3In Schedule 24 to FA 2007 (penalties for errors), in the Table in paragraph 1, after the entry relating to the statement under section 1(1)(a) of the Petroleum Revenue Tax Act 1980, insert—
“Soft drinks industry levy | Return under regulations under section 52 of FA 2017” |
4(1)Schedule 55 to FA 2009 (penalty for failure to make returns etc) is amended in accordance with this paragraph.
(2)In paragraph 1(4), in the definition of “penalty date”, for “13” substitute “13A”.
(3)In the Table in paragraph 1, after item 13 insert—
“13A | Soft drinks industry levy | Return under regulations under section 52 of FA 2017” |
(4)In subsections (2) and (4) of section 106 of FA 2009 (penalties for failure to make returns: commencement) references to Schedule 55 to that Act have effect as references to that Schedule as amended by this paragraph.
5(1)Schedule 56 to FA 2009 (penalty for failure to make payments on time) is amended in accordance with this paragraph.
(2)In the Table in paragraph 1, after item 11 insert—
(3)In subsections (2) and (4) of section 107 of FA 2009 (penalties for failure to pay tax) references to Schedule 56 to that Act have effect as references to that Schedule as amended by this paragraph.
6(1)Schedule 23 to FA 2011 (data-gathering powers) is amended in accordance with this paragraph.
(2)After paragraph 24 insert—
24A(1)A person who is involved (in any capacity) in any of the following activities is a relevant data-holder—
(a)producing chargeable soft drinks;
(b)packaging chargeable soft drinks;
(c)carrying on a business involving the sale of chargeable soft drinks.
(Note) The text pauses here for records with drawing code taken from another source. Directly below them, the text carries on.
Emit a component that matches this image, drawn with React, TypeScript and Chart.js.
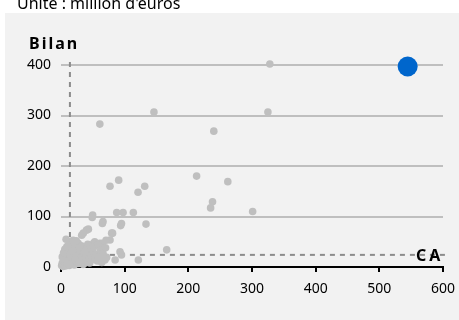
import React, { useEffect, useRef } from "react";
import { Chart, registerables } from "chart.js";

Chart.register(...registerables);

const titleText = "Unité : million d'euros";
const yAxisLabel = "Bilan";
const xAxisLabel = "CA";
const xTicks = [0, 100, 200, 300, 400, 500, 600];
const yTicks = [0, 100, 200, 300, 400];

// Company points: CA (x) and Bilan (y)
const caValues = [
  328, 325, 146, 61, 240, 77, 90.6, 121, 131.5, 213, 262, 238, 235, 301,
  49.7, 49, 87.5, 97.5, 113.6, 95, 93.7, 133.5, 66, 65, 81, 79.6, 77, 70.7,
  61, 51, 65, 43, 40, 35, 32.5, 53, 92.7, 95, 85, 69, 71.7, 121.5, 166, 19, 14,
  1, 2, 3, 4, 5, 6, 7, 8, 9, 10, 11, 12, 13, 14, 15, 16, 17, 18, 19, 20, 21,
  22, 23, 24, 25, 26, 27, 28, 29, 30, 31, 32, 33, 34, 35, 36, 37, 38, 39, 40,
  41, 42, 43, 44, 45, 46, 47, 48, 50, 52, 53, 55, 57, 58, 60, 62, 64, 66, 70,
  2, 4, 6, 9, 12, 15, 18, 22, 26, 30, 34, 38, 8, 11, 24, 28,
];
const bilanValues = [
  402, 307, 307, 283, 269, 160, 172, 148, 160, 180, 169, 129, 117, 110,
  103, 98, 108, 108, 108, 86, 82, 85, 90, 86, 67, 67, 53.5, 53,
  47, 47, 47, 75, 73, 67, 63, 50, 30, 24, 14, 14, 19, 14, 34, 53, 50,
  3, 8, 1, 12, 5, 18, 2, 10, 25, 6, 15, 30, 3, 20, 38, 9, 27, 45, 14, 33, 4,
  22, 40, 11, 28, 17, 47, 7, 35, 24, 13, 42, 19, 30, 5, 26, 38, 15, 22, 33,
  10, 45, 28, 18, 8, 36, 23, 14, 30, 40, 19, 25, 12, 44, 20, 33, 9, 27, 38,
  20, 28, 35, 40, 5, 24, 32, 16, 8, 40, 12, 30, 55, 42, 52, 10,
];

// Highlighted company
const highlightCA = [544.5];
const highlightBilan = [397];

// Reference (median) lines
const refCA = 14;
const refBilan = 24;
const refTopBilan = 414;
const refRightCA = 608;

const FONT = "'Noto Sans', 'Liberation Sans', sans-serif";

export default function App() {
  const ref = useRef<HTMLCanvasElement | null>(null);

  useEffect(() => {
    const canvas = ref.current;
    if (!canvas) return;

    const bgPlugin = {
      id: "bgPanel",
      beforeDraw(chart: any) {
        const ctx = chart.ctx;
        ctx.save();
        ctx.fillStyle = "#ffffff";
        ctx.fillRect(0, 0, chart.width, chart.height);
        ctx.fillStyle = "#f2f2f2";
        ctx.fillRect(5, 13, chart.width - 5, chart.height - 13);
        ctx.restore();
      },
      afterDraw(chart: any) {
        const ctx = chart.ctx;
        ctx.save();
        ctx.fillStyle = "#000000";
        ctx.textBaseline = "alphabetic";
        ctx.textAlign = "left";
        ctx.font = `16px ${FONT}`;
        ctx.fillText(titleText, 17, 9);
        ctx.font = `bold 16px ${FONT}`;
        (ctx as any).letterSpacing = "2px";
        ctx.fillText(yAxisLabel, 29, 49);
        (ctx as any).letterSpacing = "3px";
        ctx.fillText(xAxisLabel, 416, 261);
        (ctx as any).letterSpacing = "0px";
        ctx.restore();
      },
    };

    const chart = new Chart(canvas, {
      type: "scatter",
      data: {
        datasets: [
          {
            type: "line",
            data: [
              { x: refCA, y: 0 },
              { x: refCA, y: refTopBilan },
            ],
            borderColor: "#8c8c8c",
            borderWidth: 2,
            borderDash: [5, 5],
            pointRadius: 0,
            fill: false,
            clip: false as any,
            order: 3,
          } as any,
          {
            type: "line",
            data: [
              { x: refCA, y: refBilan },
              { x: refRightCA, y: refBilan },
            ],
            borderColor: "#8c8c8c",
            borderWidth: 2,
            borderDash: [5, 5],
            pointRadius: 0,
            fill: false,
            clip: false as any,
            order: 3,
          } as any,
          {
            data: caValues.map((x, i) => ({ x, y: bilanValues[i] })),
            backgroundColor: "#bfbfbf",
            borderWidth: 0,
            pointRadius: 3.8,
            clip: false as any,
            order: 2,
          },
          {
            data: highlightCA.map((x, i) => ({ x, y: highlightBilan[i] })),
            backgroundColor: "#0066cc",
            borderWidth: 0,
            pointRadius: 10,
            clip: false as any,
            order: 1,
          },
        ],
      },
      options: {
        responsive: false,
        animation: false,
        layout: { padding: { top: 65, right: 16, left: 0, bottom: 0 } },
        plugins: {
          legend: { display: false },
          tooltip: { enabled: false },
          title: { display: false },
        },
        scales: {
          x: {
            type: "linear",
            min: 0,
            max: 600,
            afterBuildTicks: (s: any) => {
              s.ticks = xTicks.map((v) => ({ value: v }));
            },
            afterFit: (s: any) => {
              s.height = 53;
              s.paddingLeft = 0;
              s.paddingRight = 0;
            },
            ticks: {
              color: "#000000",
              font: { family: FONT, size: 14 },
              padding: 9,
              maxRotation: 0,
            },
            grid: {
              display: true,
              drawOnChartArea: false,
              drawTicks: true,
              tickLength: 5,
              color: "#000000",
              lineWidth: 2,
            },
            border: { display: true, color: "#000000", width: 2 },
          },
          y: {
            type: "linear",
            min: 0,
            max: 400,
            afterBuildTicks: (s: any) => {
              s.ticks = yTicks.map((v) => ({ value: v }));
            },
            afterFit: (s: any) => {
              s.width = 61;
              s.paddingTop = 0;
              s.paddingBottom = 0;
            },
            ticks: {
              color: "#000000",
              font: { family: FONT, size: 14 },
              padding: 10,
            },
            grid: {
              display: true,
              drawTicks: false,
              color: "#bfbfbf",
              lineWidth: 2,
            },
            border: { display: false },
          },
        },
      },
      plugins: [bgPlugin],
    });

    return () => chart.destroy();
  }, []);

  return (
    <div style={{ position: "fixed", left: 0, top: 0, width: 459, height: 320 }}>
      <canvas ref={ref} width={459} height={320} style={{ width: 459, height: 320, display: "block" }} />
    </div>
  );
}
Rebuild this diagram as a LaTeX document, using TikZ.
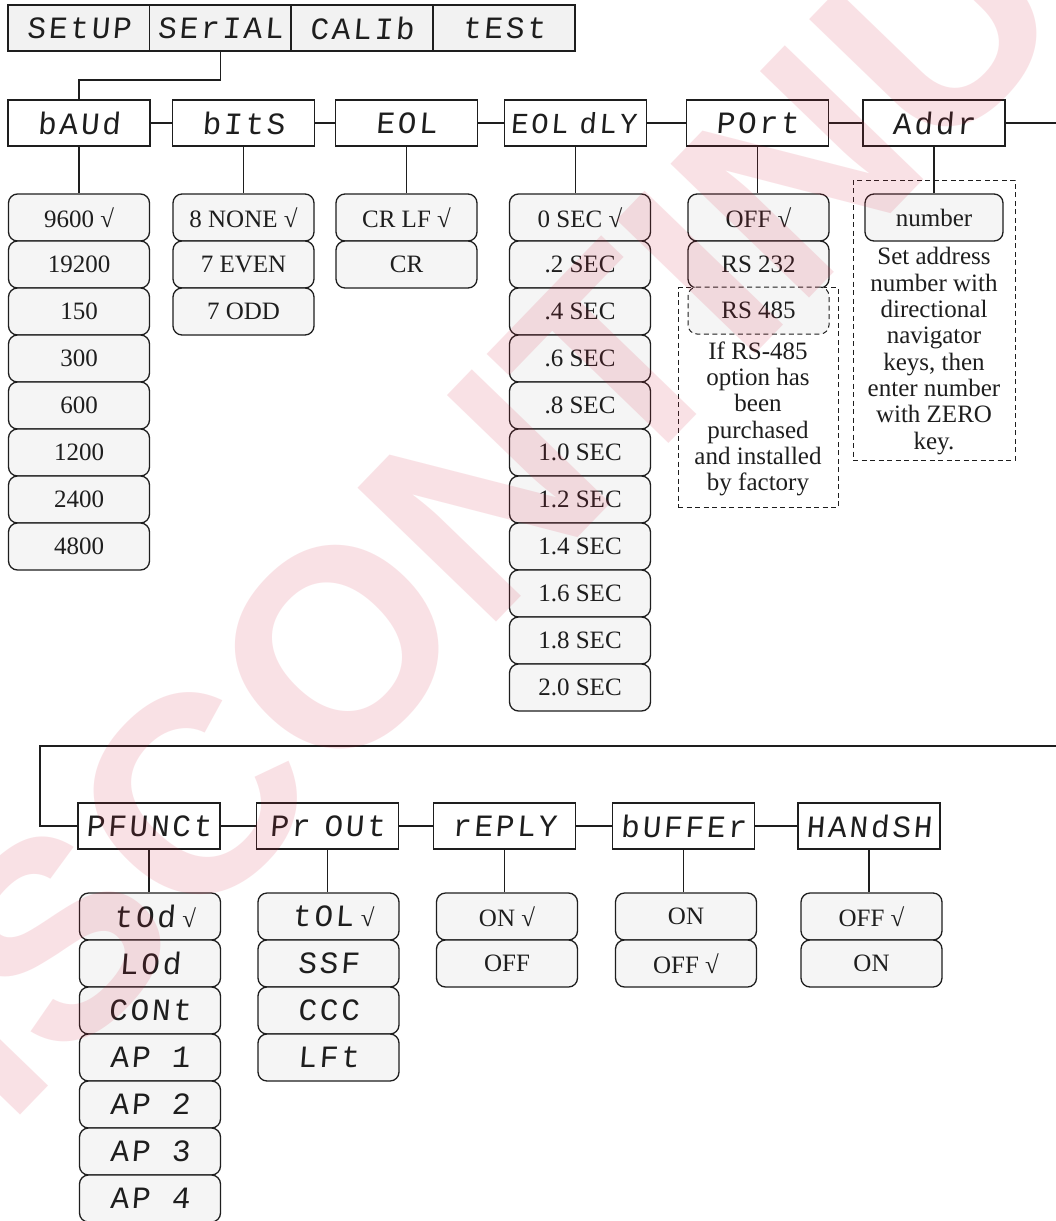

(2)For the purposes of sub-paragraph (1), “chargeable soft drinks”, “producing” and “packaging” have the same meaning as in Part 2 of FA 2017.”
(3)In paragraph 45(1) (meaning of “tax”), after paragraph (i) insert—
“(ia)soft drinks industry levy,”.
7In Schedule 53 to FA 2009 (late payment interest) after paragraph 11B insert—
11C(1)This paragraph applies where an amount of soft drinks industry levy is due from a person (P) in respect of a period during which P meets the liability condition (as defined for the purposes of section 46(2) of FA 2017) but was not registered.
(2)The late payment interest start date in respect of the amount is the date which would have been the late payment interest date in respect of that amount if P had been registered when P had first become liable to be registered.”